Formation du Gouvernement Azaña et Escalade
Azaña forma le gouvernement avec l'appui des socialistes et des communistes, et commença à mettre en œuvre le programme du Front Populaire, malgré la résistance de la droite (amnistie, envoi des soldats mécontents vers d'autres destinations, légalisation de la réforme agraire...). Le Bloc de gauche réussit à remplacer Alcalá Zamora à la présidence de la République (une manœuvre politique rendue possible par l'application de la Constitution, qui permettait de destituer un président ayant dissous le Parlement à deux reprises). Manuel Azaña accéda alors à la présidence de la République, et Santiago Casares Quiroga forma le gouvernement (Prieto tenta en vain d'y participer, face à l'opposition de la ligne dure de son parti, dirigée par Francisco Largo Caballero).
Vers la Guerre Civile Espagnole
Néanmoins, les résultats des élections de février n'apaisèrent pas la vie politique. Tant la droite que la gauche, par leurs positions plus radicales, gagnèrent du terrain dans les propositions législatives et les actions de rue.
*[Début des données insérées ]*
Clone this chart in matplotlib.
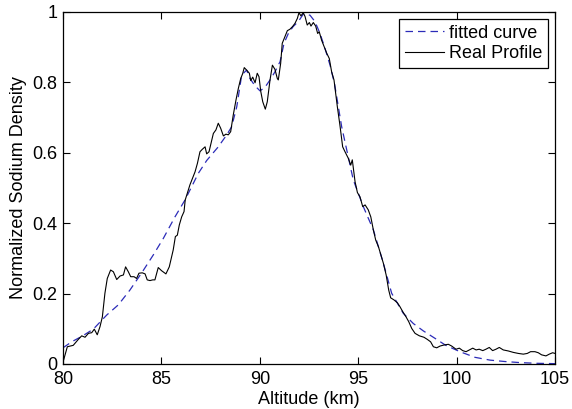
import matplotlib
matplotlib.use("Agg")
import matplotlib.pyplot as plt
from matplotlib.ticker import FixedLocator, FixedFormatter

plt.rcParams['font.family'] = ['Liberation Sans', 'DejaVu Sans']

# Real profile (altitude km, normalized density)
real_alt = [80.00, 80.10, 80.22, 80.52, 80.78, 80.95, 81.12, 81.29, 81.46, 81.59, 81.74,
            81.88, 82.00, 82.13, 82.25, 82.42, 82.56, 82.73, 82.90, 83.07, 83.18, 83.32,
            83.44, 83.61, 83.74, 83.86, 84.03, 84.17, 84.28, 84.42, 84.56, 84.67, 84.84,
            85.01, 85.23, 85.40, 85.60, 85.71, 85.81, 85.91, 86.03, 86.15, 86.21,
            86.45, 86.71, 86.83, 86.96, 87.08, 87.22, 87.30, 87.42, 87.52, 87.64, 87.77,
            87.89, 88.01, 88.15, 88.28, 88.40, 88.52, 88.65, 88.79, 88.91, 89.03, 89.13,
            89.21, 89.33, 89.47, 89.54, 89.64, 89.76, 89.87, 89.96, 90.05, 90.15, 90.28,
            90.38, 90.52, 90.64, 90.77, 90.89, 90.94, 91.06, 91.14, 91.28, 91.40, 91.53,
            91.67, 91.79, 91.91, 91.99, 92.09, 92.21, 92.30, 92.41, 92.52, 92.60, 92.72,
            92.84, 92.94, 93.02, 93.14, 93.26, 93.40, 93.53, 93.65, 93.77,
            93.94, 94.07, 94.21, 94.33, 94.50, 94.62, 94.70, 94.84, 94.96, 95.09, 95.23,
            95.35, 95.51, 95.64, 95.77, 95.89, 96.03, 96.15, 96.28, 96.42, 96.55, 96.65,
            96.82, 96.99, 97.12, 97.26, 97.43, 97.57, 97.72, 97.89, 98.11, 98.34, 98.51,
            98.68, 98.82, 98.99, 99.16, 99.36, 99.58,
            99.75, 99.97, 100.14, 100.31, 100.48, 100.65, 100.82, 100.99, 101.15, 101.33,
            101.49, 101.66, 101.83, 102.00, 102.17, 102.37, 102.63, 102.88, 103.14, 103.39,
            103.59, 103.76, 103.98, 104.15, 104.32, 104.54, 104.71, 104.88, 105.00]
real_val = [0.005, 0.025, 0.049, 0.053, 0.070, 0.080, 0.076, 0.087, 0.089, 0.099, 0.083,
            0.106, 0.134, 0.201, 0.243, 0.267, 0.262, 0.240, 0.250, 0.253, 0.276, 0.262,
            0.248, 0.248, 0.243, 0.258, 0.259, 0.256, 0.239, 0.237, 0.239, 0.239, 0.274,
            0.265, 0.256, 0.276, 0.324, 0.362, 0.366, 0.395, 0.418, 0.433, 0.466,
            0.509, 0.546, 0.570, 0.603, 0.610, 0.617, 0.597, 0.603, 0.627, 0.655, 0.665,
            0.684, 0.670, 0.648, 0.653, 0.651, 0.660, 0.707, 0.750, 0.783, 0.811, 0.825,
            0.842, 0.835, 0.826, 0.805, 0.815, 0.799, 0.826, 0.816, 0.774, 0.745, 0.724,
            0.745, 0.807, 0.849, 0.837, 0.811, 0.807, 0.854, 0.911, 0.930, 0.947, 0.951,
            0.959, 0.968, 0.982, 0.998, 0.989, 0.998, 0.987, 0.963, 0.970, 0.960, 0.970,
            0.960, 0.939, 0.944, 0.920, 0.903, 0.883, 0.868, 0.830, 0.807,
            0.731, 0.679, 0.617, 0.603, 0.584, 0.565, 0.580, 0.518, 0.487, 0.475, 0.447,
            0.452, 0.438, 0.418, 0.381, 0.352, 0.333, 0.310, 0.286, 0.253, 0.210, 0.188,
            0.182, 0.174, 0.163, 0.149, 0.134, 0.120, 0.101, 0.087, 0.080, 0.076, 0.070,
            0.063, 0.049, 0.046, 0.051, 0.054, 0.056,
            0.051, 0.042, 0.045, 0.038, 0.035, 0.040, 0.045, 0.040, 0.042, 0.038,
            0.042, 0.047, 0.038, 0.042, 0.047, 0.040, 0.037, 0.033, 0.030, 0.028,
            0.030, 0.035, 0.035, 0.032, 0.026, 0.023, 0.028, 0.032, 0.030]

# Fitted curve
fit_alt = [80.00, 80.44, 81.00, 81.54, 82.22, 82.81, 83.40, 84.00, 84.59, 85.10, 85.69,
           86.20, 86.45, 86.88, 87.30, 87.89, 88.32, 88.57, 88.83, 89.08, 89.33, 89.50,
           89.76, 90.01, 90.26, 90.52, 90.77, 91.03, 91.23, 91.45, 91.70, 91.96, 92.21,
           92.55, 92.80, 93.06, 93.31, 93.57, 93.80, 94.16, 94.75, 95.26, 95.77, 96.28,
           96.70, 97.29, 97.80, 98.31, 98.90, 99.45, 100.17, 100.93, 101.70, 102.46,
           103.22, 104.07, 105.00]
fit_val = [0.046, 0.063, 0.080, 0.099, 0.139, 0.168, 0.210, 0.259, 0.310, 0.357, 0.418,
           0.466, 0.494, 0.542, 0.578, 0.617, 0.651, 0.674, 0.731, 0.821, 0.835, 0.811,
           0.790, 0.776, 0.786, 0.807, 0.830, 0.859, 0.911, 0.939, 0.959, 0.973, 0.994,
           0.991, 0.973, 0.939, 0.897, 0.849, 0.795, 0.674, 0.523, 0.447, 0.381, 0.286,
           0.201, 0.144, 0.115, 0.094, 0.073, 0.053, 0.035, 0.019, 0.011, 0.007,
           0.004, 0.002, 0.001]

x_ticks = [80, 85, 90, 95, 100, 105]
y_ticks = [0, 0.2, 0.4, 0.6, 0.8, 1.0]
y_tick_labels = ['0', '0.2', '0.4', '0.6', '0.8', '1']

fig = plt.figure(figsize=(5.72, 4.09), dpi=100)
ax = fig.add_axes([63/572, 1 - 364/409, (555-63)/572, (364-12)/409])

ax.plot(fit_alt, fit_val, linestyle=(0, (6, 4)), color='#2b2bb8', linewidth=0.9,
        label='fitted curve')
ax.plot(real_alt, real_val, color='black', linewidth=0.8, label='Real Profile')

ax.set_xlim(80, 105)
ax.set_ylim(0, 1)
ax.xaxis.set_major_locator(FixedLocator(x_ticks))
ax.yaxis.set_major_locator(FixedLocator(y_ticks))
ax.yaxis.set_major_formatter(FixedFormatter(y_tick_labels))
ax.tick_params(direction='in', length=5, width=0.8, top=True, right=True,
               labelsize=13, colors='black')
ax.tick_params(axis='x', pad=5)
ax.tick_params(axis='y', pad=4)
for s in ax.spines.values():
    s.set_linewidth(0.9)

ax.set_xlabel('Altitude (km)', fontsize=13, labelpad=2)
ax.set_ylabel('Normalized Sodium Density', fontsize=13, labelpad=4)

leg = ax.legend(loc='upper right', fontsize=13, frameon=True, fancybox=False,
                edgecolor='black', framealpha=1, handlelength=2.2, handletextpad=0.25,
                borderpad=0.3, labelspacing=0.2, borderaxespad=0.4)
leg.get_frame().set_linewidth(0.9)

fig.savefig('out.png', dpi=100)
Le point de convergence de cette polarisation sociale et politique fut les combats de rue, qui devinrent le théâtre d'une violence politique intense. Des centaines d'incendies, de meurtres et d'escarmouches violentes devinrent la principale arme politique, sans que le gouvernement ne parvienne à maintenir l'ordre. Tout cela s'ajouta à la division interne de l'armée. Les assassinats politiques du lieutenant Castillo et de Calvo Sotelo, en juillet 1936, précipitèrent la révolte militaire, marquant le début de la Guerre Civile Espagnole et la fin de la Seconde République dans notre pays.